→ **DIRECTIVE**
Look through the data below and output, unchanged, every line from the one holding "Give me the" through the one holding "const yTicks = [0, 1, 2, 3, 4, 5, 6, 7];", inclusive. Skip the pictures.

→ **THE INPUT**

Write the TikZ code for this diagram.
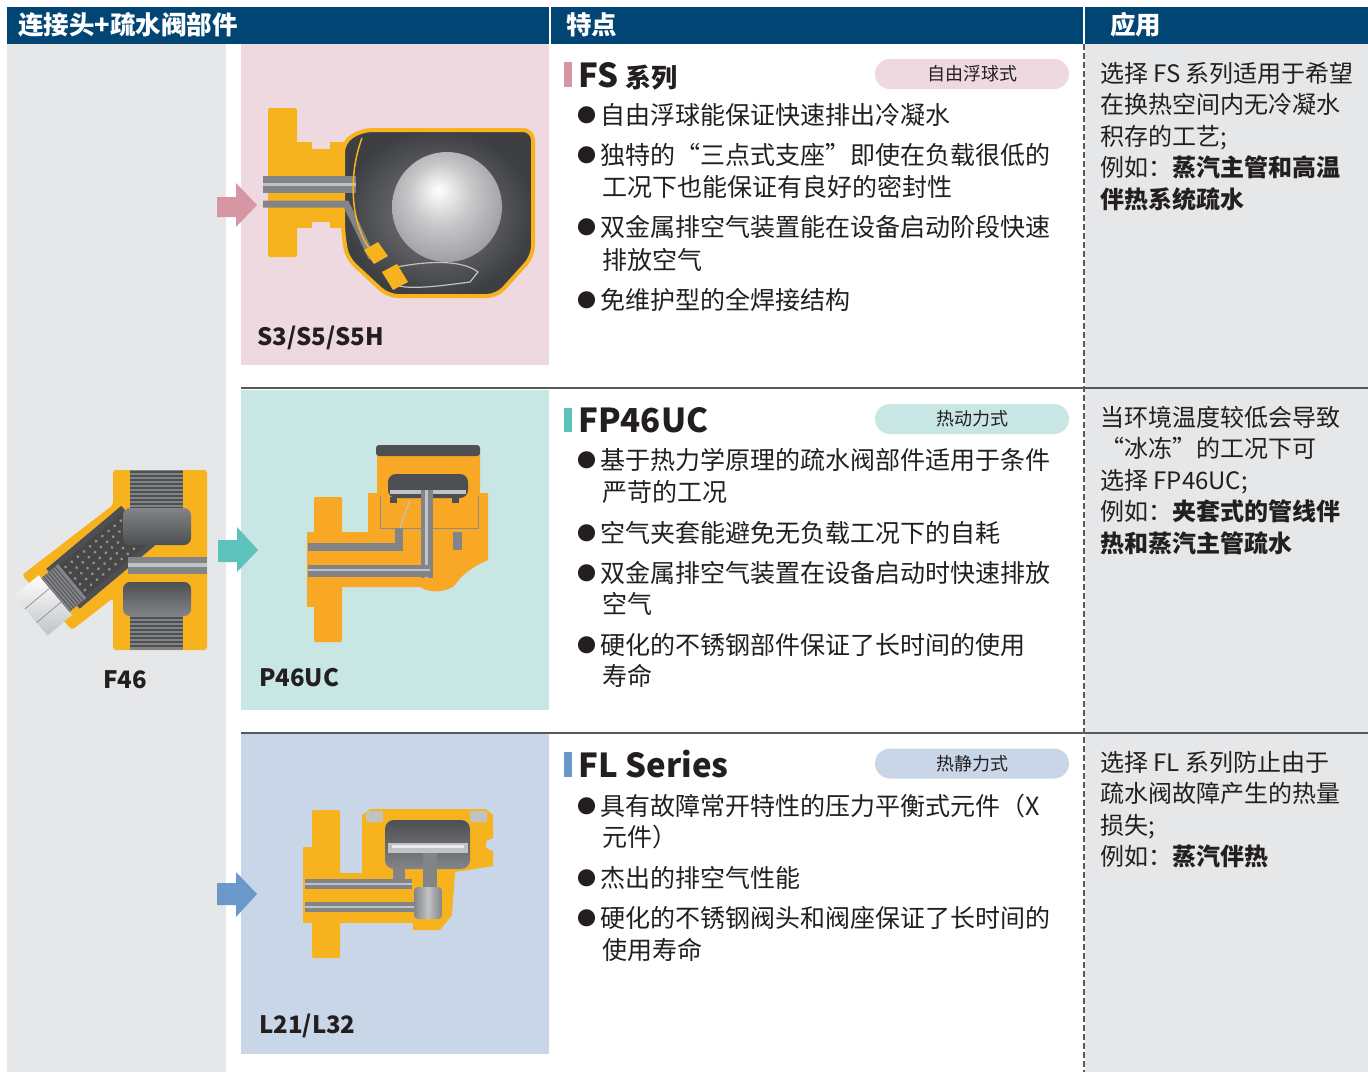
\documentclass[tikz,border=0pt]{standalone}
\usepackage{fontspec}
\setmainfont{Noto Sans CJK SC}
\definecolor{hdr}{RGB}{0,69,115}
\definecolor{graybg}{RGB}{230,231,232}
\definecolor{pinkbg}{RGB}{238,217,224}
\definecolor{tealbg}{RGB}{200,230,228}
\definecolor{bluebg}{RGB}{201,214,232}
\definecolor{pinkac}{RGB}{215,150,163}
\definecolor{tealac}{RGB}{92,194,186}
\definecolor{blueac}{RGB}{106,152,201}
\definecolor{txt}{RGB}{35,31,32}
\definecolor{sep}{RGB}{88,89,91}
\definecolor{yel}{RGB}{246,179,30}
\definecolor{org}{RGB}{248,168,36}
\definecolor{dgray}{RGB}{78,79,82}
\definecolor{mgray}{RGB}{130,132,135}
\definecolor{lgray}{RGB}{192,194,196}
\definecolor{ballmid}{RGB}{200,200,202}
\definecolor{balledge}{RGB}{128,128,130}
\pgfdeclareradialshading{myball}{\pgfpoint{-4bp}{8bp}}{color(0bp)=(white); color(14bp)=(ballmid); color(40bp)=(balledge); color(50bp)=(balledge)}
\newcommand\mybul{\raisebox{2pt}{\fontsize{19}{19}\selectfont ●}\hspace{4pt}}
\begin{document}
\begin{tikzpicture}[x=1pt,y=-1pt,
  hdrtext/.style={text=white,font=\fontsize{25.5}{25.5}\selectfont\bfseries,anchor=base west,inner sep=0},
  body/.style={text=txt,font=\fontsize{25}{25}\selectfont,anchor=base west,inner sep=0},
  apptext/.style={text=txt,font=\fontsize{24}{24}\selectfont,anchor=base west,inner sep=0},
  ttl/.style={text=txt,font=\fontsize{33}{33}\selectfont\bfseries,anchor=base west,inner sep=0},
  pill/.style={minimum width=194pt,minimum height=30pt,rounded corners=15pt,inner sep=0,text=txt,font=\fontsize{18}{18}\selectfont},
  lbl/.style={text=txt,font=\fontsize{24}{24}\selectfont\bfseries,anchor=base west,inner sep=0},
  sepline/.style={draw=sep,line width=1.6pt},
  dashsep/.style={draw=sep,line width=1.2pt,dash pattern=on 6pt off 3pt},
]
\useasboundingbox (0,0) rectangle (1368,1072);
\fill[white] (0,0) rectangle (1368,1072);
% header
\fill[hdr] (7,7) rectangle (1368,44);
\fill[white] (549,7) rectangle (551,44);
\fill[white] (1083,7) rectangle (1085,44);
\node[hdrtext] (h1) at (18,34.5) {连接头+疏水阀部件};
\node[hdrtext] (h2) at (566,34.5) {特点};
\node[hdrtext] (h3) at (1110,34.5) {应用};
% columns
\fill[graybg] (7,44) rectangle (226,1072);
\fill[graybg] (1085,44) rectangle (1368,1072);
\fill[pinkbg] (241,44) rectangle (549,365);
\fill[tealbg] (241,390) rectangle (549,710);
\fill[bluebg] (241,734) rectangle (549,1054);
\draw[sepline] (241,388) -- (1368,388);
\draw[sepline] (241,733) -- (1368,733);
\draw[dashsep] (1084,44) -- (1084,1072);

% ---------- F46 ----------
\fill[yel,rounded corners=3] (113,470) -- (207,470) -- (207,650) -- (113,650) -- (113,598) -- (72,630) -- (22,575) -- (113,505) -- cycle;
\begin{scope}[shift={(40,608)},rotate=40]
  \fill[dgray] (30,-26) rectangle (128,26);
  \fill[black!72] (40,-20) rectangle (124,20);
  \foreach \t in {46,54,...,118} \foreach \w in {-15,-7.5,...,15} \fill[gray!85] (\t,\w) circle (1.6);
  \fill[mgray] (18,-22) rectangle (42,22);
  \foreach \t in {20,23,...,40} \draw[dgray,line width=0.8] (\t,-22) -- (\t,22);
  \shade[top color=white, bottom color=lgray] (-12,-26) rectangle (20,26);
  \draw[mgray,line width=0.6] (-12,-9) -- (20,-9) (-12,9) -- (20,9);
\end{scope}
\fill[mgray] (130,470) rectangle (183,512);
\foreach \yy in {472,476,...,508} \draw[dgray,line width=1.2] (130,\yy) -- (183,\yy);
\fill[mgray] (130,612) rectangle (183,650);
\foreach \yy in {614,618,...,648} \draw[dgray,line width=1.2] (130,\yy) -- (183,\yy);
\shade[top color=mgray, bottom color=dgray, rounded corners=7] (123,508) rectangle (191,545);
\shade[top color=dgray, bottom color=mgray, rounded corners=7] (123,582) rectangle (191,616);
\fill[mgray] (128,557) rectangle (207,574);
\fill[lgray] (128,563) rectangle (207,567);
\node[lbl] (lf46) at (103,688) {F46};

% ---------- S3 ----------
\fill[yel,rounded corners=2] (268,108) rectangle (297,257);
\fill[yel] (292,142) rectangle (356,228);
\fill[pinkbg] (312,142) rectangle (330,149);
\fill[pinkbg] (312,222) rectangle (330,228);
\path[draw=yel,line width=4,inner color={rgb,255:red,128;green,129;blue,131},outer color={rgb,255:red,62;green,63;blue,66},rounded corners=10] (343,142) -- (362,130) -- (533,130) -- (533,256) -- (497,296) -- (388,296) -- (347,258) -- (343,232) -- cycle;
\fill[mgray] (263,176) rectangle (356,193);
\fill[lgray] (263,183) rectangle (356,186);
\draw[mgray,line width=7] (263,204) -- (346,204) -- (357,226) -- (372,258);
\draw[yel,line width=1.5] (362,138) .. controls (348,175) and (350,225) .. (372,252);
\shade[shading=myball] (447,207) circle (55);
\draw[lgray,line width=1.2] (392,268) .. controls (420,262) and (460,258) .. (478,272) -- (470,282) .. controls (440,286) and (410,290) .. (395,285);
\fill[yel] (364,250) -- (378,242) -- (388,256) -- (374,264) -- cycle;
\fill[yel] (382,272) -- (397,264) -- (408,282) -- (393,290) -- cycle;
\node[lbl] (ls3) at (257,345) {S3/S5/S5H};

% ---------- P46UC ----------
\fill[org,rounded corners=2] (314,497) rectangle (342,642);
\fill[org] (307,532) rectangle (342,607);
\fill[org] (340,532) -- (368,532) -- (368,493) -- (377,493) -- (377,452) -- (480,452) -- (480,493) -- (488,493) -- (488,560) .. controls (470,568) and (462,575) .. (455,585) .. controls (448,592) and (430,594) .. (420,587) -- (340,587) -- cycle;
\fill[dgray,rounded corners=3] (376,445) rectangle (480,456);
\draw[black!45,line width=0.8] (380,496) -- (380,528) -- (478,528) -- (478,496);
\fill[dgray,rounded corners=8] (388,474) rectangle (468,498);
\fill[lgray] (390,490) rectangle (466,494);
\fill[dgray] (390,497) rectangle (397,503);
\fill[dgray] (452,497) rectangle (459,503);
\fill[mgray] (421,490) rectangle (433,578);
\fill[lgray] (425,490) rectangle (428,578);
\fill[mgray] (308,543) rectangle (402,551);
\fill[mgray] (395,528) rectangle (403,551);
\fill[mgray] (308,565) rectangle (433,577);
\fill[lgray] (308,569) rectangle (430,571);
\draw[lgray,line width=1.2] (400,528) -- (410,500);
\fill[mgray] (453,532) rectangle (462,550);
\node[lbl] (lp46) at (259,686) {P46UC};

% ---------- L21 ----------
\fill[yel,rounded corners=2] (312,810) rectangle (340,958);
\fill[yel] (303,847) rectangle (340,923);
\fill[yel] (338,873) -- (362,873) -- (362,815) -- (370,809) -- (486,809) -- (493,815) -- (493,838) -- (486,841) -- (486,848) -- (493,851) -- (493,866) -- (455,872) -- (452,915) -- (440,930) -- (413,930) -- (413,923) -- (338,923) -- cycle;
\fill[lgray,rounded corners=2] (366,811) rectangle (383,822);
\fill[lgray,rounded corners=2] (470,811) rectangle (487,822);
\shade[top color=dgray, bottom color=mgray, rounded corners=9] (385,820) rectangle (470,869);
\fill[lgray] (388,843) rectangle (468,853);
\fill[white!85!gray] (392,845) rectangle (464,848);
\fill[mgray] (423,853) rectangle (437,893);
\shade[left color=mgray, right color=mgray, middle color=lgray, rounded corners=4] (414,887) rectangle (442,919);
\fill[mgray] (305,879) rectangle (412,889);
\fill[lgray] (305,883) rectangle (412,885);
\fill[mgray] (305,902) rectangle (414,912);
\fill[lgray] (305,906) rectangle (414,908);
\fill[mgray] (393,869) rectangle (405,881);
\node[lbl] (ll21) at (259,1033) {L21/L32};

% ---------- arrows ----------
\fill[pinkac] (217,197) -- (236,197) -- (236,183) -- (257,205) -- (236,227) -- (236,217) -- (217,217) -- cycle;
\fill[tealac] (218,540) -- (237,540) -- (237,527) -- (258,550) -- (237,572) -- (237,562) -- (218,562) -- cycle;
\fill[blueac] (217,883) -- (236,883) -- (236,872) -- (257,894) -- (236,917) -- (236,905) -- (217,905) -- cycle;

% ---------- row 1 text ----------
\fill[pinkac] (564,62) rectangle (572,87);
\node[ttl] (t1) at (578,87) {FS\hspace{7pt}{\fontsize{26}{26}\selectfont 系列}};
\node[pill,fill=pinkbg] (p1) at (972,74) {自由浮球式};
\node[body] (a1) at (577,124.5) {\mybul 自由浮球能保证快速排出冷凝水};
\node[body] (a2) at (577,164.5) {\mybul 独特的“三点式支座”即使在负载很低的};
\node[body] (a3) at (602,196.5) {工况下也能保证有良好的密封性};
\node[body] (a4) at (577,236.5) {\mybul 双金属排空气装置能在设备启动阶段快速};
\node[body] (a5) at (602,269.5) {排放空气};
\node[body] (a6) at (577,309.5) {\mybul 免维护型的全焊接结构};
\node[apptext] (r1) at (1100,82) {选择 FS 系列适用于希望};
\node[apptext] (r2) at (1100,113.5) {在换热空间内无冷凝水};
\node[apptext] (r3) at (1100,145) {积存的工艺;};
\node[apptext] (r4) at (1100,176.5) {例如：\textbf{蒸汽主管和高温}};
\node[apptext] (r5) at (1100,208) {\textbf{伴热系统疏水}};

% ---------- row 2 text ----------
\fill[tealac] (564,408) rectangle (572,432);
\node[ttl] (t2) at (578,432) {FP46UC};
\node[pill,fill=tealbg] (p2) at (972,419) {热动力式};
\node[body] (b1) at (577,469.5) {\mybul 基于热力学原理的疏水阀部件适用于条件};
\node[body] (b2) at (602,501.5) {严苛的工况};
\node[body] (b3) at (577,542.5) {\mybul 空气夹套能避免无负载工况下的自耗};
\node[body] (b4) at (577,582.5) {\mybul 双金属排空气装置在设备启动时快速排放};
\node[body] (b5) at (602,613.5) {空气};
\node[body] (b6) at (577,654.5) {\mybul 硬化的不锈钢部件保证了长时间的使用};
\node[body] (b7) at (602,685.5) {寿命};
\node[apptext] (s1) at (1100,426) {当环境温度较低会导致};
\node[apptext] (s2) at (1100,457.5) {“冰冻”的工况下可};
\node[apptext] (s3) at (1100,489) {选择 FP46UC;};
\node[apptext] (s4) at (1100,520.5) {例如：\textbf{夹套式的管线伴}};
\node[apptext] (s5) at (1100,552) {\textbf{热和蒸汽主管疏水}};

% ---------- row 3 text ----------
\fill[blueac] (564,752) rectangle (572,777);
\node[ttl] (t3) at (578,777) {FL Series};
\node[pill,fill=bluebg] (p3) at (972,763.5) {热静力式};
\node[body] (c1) at (577,815.5) {\mybul 具有故障常开特性的压力平衡式元件（X};
\node[body] (c2) at (602,846.5) {元件）};
\node[body] (c3) at (577,887.5) {\mybul 杰出的排空气性能};
\node[body] (c4) at (577,927.5) {\mybul 硬化的不锈钢阀头和阀座保证了长时间的};
\node[body] (c5) at (602,959.5) {使用寿命};
\node[apptext] (u1) at (1100,771) {选择 FL 系列防止由于};
\node[apptext] (u2) at (1100,802.5) {疏水阀故障产生的热量};
\node[apptext] (u3) at (1100,834) {损失;};
\node[apptext] (u4) at (1100,865.5) {例如：\textbf{蒸汽伴热}};
\end{tikzpicture}
\end{document}
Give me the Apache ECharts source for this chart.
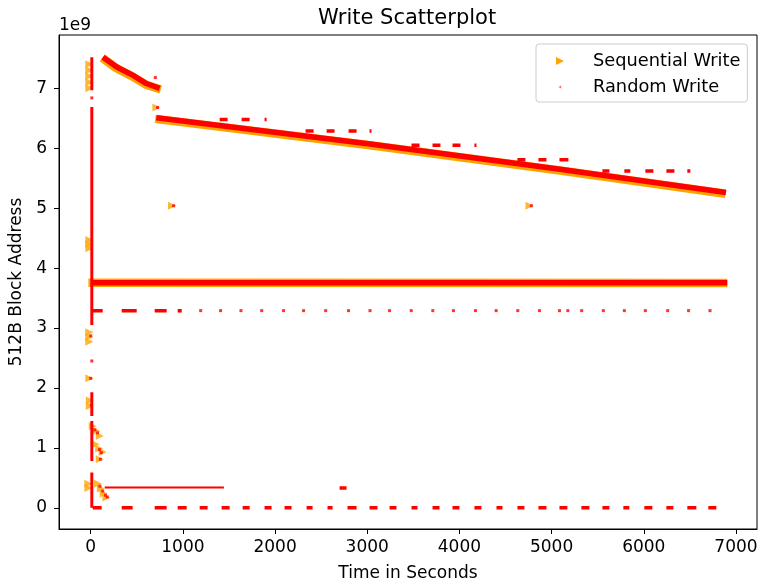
<!DOCTYPE html>
<html>
<head>
<meta charset="utf-8">
<title>Write Scatterplot</title>
<script src="https://cdn.jsdelivr.net/npm/echarts@6/dist/echarts.min.js"></script>
<style>
  html, body { margin: 0; padding: 0; background: #fff; }
  #box { width: 761px; height: 587px; }
</style>
</head>
<body>
<div id="box"></div>
<script>
// addresses are kept in units of 1e9 (matches the "1e9" offset text on the y axis)
const xTicks = [0, 1000, 2000, 3000, 4000, 5000, 6000, 7000];
const yTicks = [0, 1, 2, 3, 4, 5, 6, 7];

// Sequential Write - single triangles and small clusters
const seqPoints = [
  [-15, 7.40], [-15, 7.30], [-15, 7.20], [-15, 7.10], [-15, 7.00],
  [-15, 4.47], [-15, 4.40], [-15, 4.33],
  [-15, 2.93], [-15, 2.85], [-15, 2.77],
  [-15, 2.16],
  [-10, 1.79], [-10, 1.70],
  [22, 1.36], [60, 1.28], [98, 1.20],
  [54, 1.06], [92, 0.99], [130, 0.93],
  [98, 0.81],
  [-25, 0.40], [-25, 0.33],
  [80, 0.40], [110, 0.32], [140, 0.24], [170, 0.17],
  [712, 6.68],
  [882, 5.04], [4760, 5.04]
];
// Sequential Write - dense runs (read as polylines)
const seqRuns = [
  [[125, 7.51], [255, 7.36], [310, 7.31], [450, 7.20], [600, 7.06], [760, 6.98]],
  [[700, 6.49], [3030, 6.05], [5090, 5.63], [6885, 5.24]],
  [[-25, 3.755], [6905, 3.75]]
];

// Random Write - dense runs
const randRuns = [
  [[133, 7.52], [260, 7.38], [314, 7.33], [455, 7.22], [604, 7.08], [748, 7.00]],
  [[712, 6.51], [3030, 6.07], [5090, 5.65], [6892, 5.26]],
  [[10, 3.755], [6906, 3.755]]
];
// Random Write - the column at t = 0
const randColumn = [
  [[12, 7.52], [12, 6.97]],
  [[12, 6.69], [12, 3.05]],
  [[12, 1.93], [12, 1.53]],
  [[12, 1.45], [12, 0.78]],
  [[12, 0.59], [12, 0.00]]
];
const randThin = [
  [[152, 0.34], [1445, 0.34]]
];
// Random Write - short dashes: [x start, x end, y]
const randDashes = [
  [22, 119, 0], [336, 455, 0], [694, 824, 0], [943, 1041, 0], [1182, 1268, 0],
  [1420, 1507, 0], [1648, 1724, 0], [1886, 1962, 0], [2103, 2179, 0], [2342, 2407, 0],
  [2569, 2624, 0], [2786, 2884, 0], [3025, 3111, 0], [3242, 3317, 0], [3480, 3545, 0],
  [3708, 3784, 0], [3925, 4000, 0], [4163, 4239, 0], [4402, 4467, 0], [4629, 4705, 0],
  [4857, 4944, 0], [5085, 5171, 0], [5323, 5410, 0], [5551, 5627, 0], [5778, 5843, 0],
  [6006, 6093, 0], [6245, 6321, 0], [6472, 6570, 0], [6700, 6787, 0],
  [2700, 2775, 0.33],
  [11, 130, 3.29], [336, 499, 3.29], [694, 824, 3.29], [943, 987, 3.29],
  [1399, 1485, 6.48], [1637, 1724, 6.48], [1886, 1908, 6.48],
  [2331, 2418, 6.29], [2559, 2645, 6.29], [2797, 2884, 6.29], [3025, 3046, 6.29],
  [3480, 3567, 6.05], [3708, 3794, 6.05], [3925, 4011, 6.05], [4163, 4185, 6.05],
  [4629, 4716, 5.81], [4857, 4944, 5.81], [5085, 5182, 5.81],
  [5551, 5627, 5.62], [5789, 5854, 5.62], [6017, 6104, 5.62], [6245, 6332, 5.62], [6472, 6505, 5.62]
];
// Random Write - isolated points
const randPoints = [
  [12, 6.84], [12, 2.45], [701, 7.18],
  [1193, 3.29], [1409, 3.29], [1630, 3.29], [1855, 3.29], [2092, 3.29], [2309, 3.29],
  [2549, 3.29], [2797, 3.29], [3030, 3.29], [3242, 3.29], [3477, 3.29], [3711, 3.29],
  [3935, 3.29], [4174, 3.29], [4398, 3.29], [4633, 3.29], [4868, 3.29], [5085, 3.29],
  [5176, 3.29], [5326, 3.29], [5561, 3.29], [5789, 3.29], [6017, 3.29], [6259, 3.29],
  [6486, 3.29], [6718, 3.29],
  [725, 6.68], [900, 5.04], [4780, 5.04],
  [0, 2.87], [0, 2.16], [8, 1.72], [45, 1.30], [75, 1.25], [95, 0.97], [115, 0.92],
  [105, 0.81], [100, 0.36], [130, 0.28], [160, 0.21], [180, 0.18]
];

const ORANGE = '#ffa500';
const RED = '#ff0000';
const FONT = 'DejaVu Sans';
const triIcon = 'path://M0,0L10,5L0,10Z';
const dotIcon = 'path://M0,0M10,10M3,5L6.5,3.2L6.5,6.8Z';

// line data with breaks between runs
function joinRuns(runs) {
  const out = [];
  runs.forEach((run, i) => {
    if (i) out.push(['-', '-']);
    run.forEach(p => out.push(p));
  });
  return out;
}
function dashRuns(dashes) {
  return dashes.map(d => [[d[0], d[2]], [d[1], d[2]]]);
}
function runSeries(name, runs, color, width) {
  return {
    name: name, type: 'line', data: joinRuns(runs), symbol: 'none',
    connectNulls: false, silent: true,
    lineStyle: { color: color, width: width },
    itemStyle: { color: color }
  };
}

let chart = echarts.init(document.getElementById('box'));
let option = {
  animation: false,
  backgroundColor: '#fff',
  title: {
    text: 'Write Scatterplot',
    left: 318, top: 8, padding: 0,
    textStyle: { fontFamily: FONT, fontSize: 21, fontWeight: 'normal', color: '#000' }
  },
  graphic: [{
    type: 'text', left: 59, top: 17,
    style: { text: '1e9', font: '17px "DejaVu Sans"', fill: '#000' }
  }],
  legend: {
    orient: 'vertical', left: 536, top: 44,
    padding: [7, 7, 5, 20], itemGap: 6, itemWidth: 8, itemHeight: 8,
    borderColor: '#cccccc', borderWidth: 1, borderRadius: 3,
    backgroundColor: 'rgba(255,255,255,0.8)', selectedMode: false,
    textStyle: { fontFamily: FONT, fontSize: 17.8, color: '#000', lineHeight: 20, padding: [0, 0, 0, 24] },
    data: [
      { name: 'Sequential Write', icon: triIcon, itemStyle: { color: ORANGE } },
      { name: 'Random Write', icon: dotIcon, itemStyle: { color: RED, opacity: 0.6 } }
    ]
  },
  grid: {
    left: 59, right: 4, top: 35, bottom: 57,
    show: true, borderColor: '#000', borderWidth: 1
  },
  xAxis: {
    type: 'value', min: -344, max: 7228,
    name: 'Time in Seconds', nameLocation: 'middle', nameGap: 36,
    nameTextStyle: { fontFamily: FONT, fontSize: 17, color: '#000' },
    axisLine: { show: true, onZero: false, lineStyle: { color: '#000' } },
    axisTick: { show: true, length: 5, customValues: xTicks, lineStyle: { color: '#000' } },
    axisLabel: {
      customValues: xTicks, margin: 10, color: '#000', fontFamily: FONT, fontSize: 17,
      formatter: v => String(v)
    },
    splitLine: { show: false }
  },
  yAxis: {
    type: 'value', min: -0.354, max: 7.89,
    name: '512B Block Address', nameLocation: 'middle', nameGap: 34,
    nameMoveOverlap: false,
    nameTextStyle: { fontFamily: FONT, fontSize: 17, color: '#000' },
    axisLine: { show: true, onZero: false, lineStyle: { color: '#000' } },
    axisTick: { show: true, length: 5, customValues: yTicks, lineStyle: { color: '#000' } },
    axisLabel: {
      customValues: yTicks, margin: 12, color: '#000', fontFamily: FONT, fontSize: 17,
      formatter: v => String(v)
    },
    splitLine: { show: false }
  },
  series: [
    runSeries('Sequential Write', seqRuns, ORANGE, 8.5),
    {
      name: 'Sequential Write', type: 'scatter', data: seqPoints,
      symbol: triIcon, symbolSize: 8, silent: true,
      itemStyle: { color: ORANGE }
    },
    runSeries('Random Write', randRuns, RED, 5.5),
    runSeries('Random Write', randColumn, RED, 3),
    runSeries('Random Write', dashRuns(randDashes), RED, 3.5),
    runSeries('Random Write', randThin, RED, 2),
    {
      name: 'Random Write', type: 'scatter', data: randPoints,
      symbol: 'rect', symbolSize: 3, silent: true,
      itemStyle: { color: RED }
    }
  ]
};
chart.setOption(option);
</script>
</body>
</html>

→ **RESULT**
Give me the Apache ECharts source for this chart.
<!DOCTYPE html>
<html>
<head>
<meta charset="utf-8">
<title>Write Scatterplot</title>
<script src="https://cdn.jsdelivr.net/npm/echarts@6/dist/echarts.min.js"></script>
<style>
  html, body { margin: 0; padding: 0; background: #fff; }
  #box { width: 761px; height: 587px; }
</style>
</head>
<body>
<div id="box"></div>
<script>
// addresses are kept in units of 1e9 (matches the "1e9" offset text on the y axis)
const xTicks = [0, 1000, 2000, 3000, 4000, 5000, 6000, 7000];
const yTicks = [0, 1, 2, 3, 4, 5, 6, 7];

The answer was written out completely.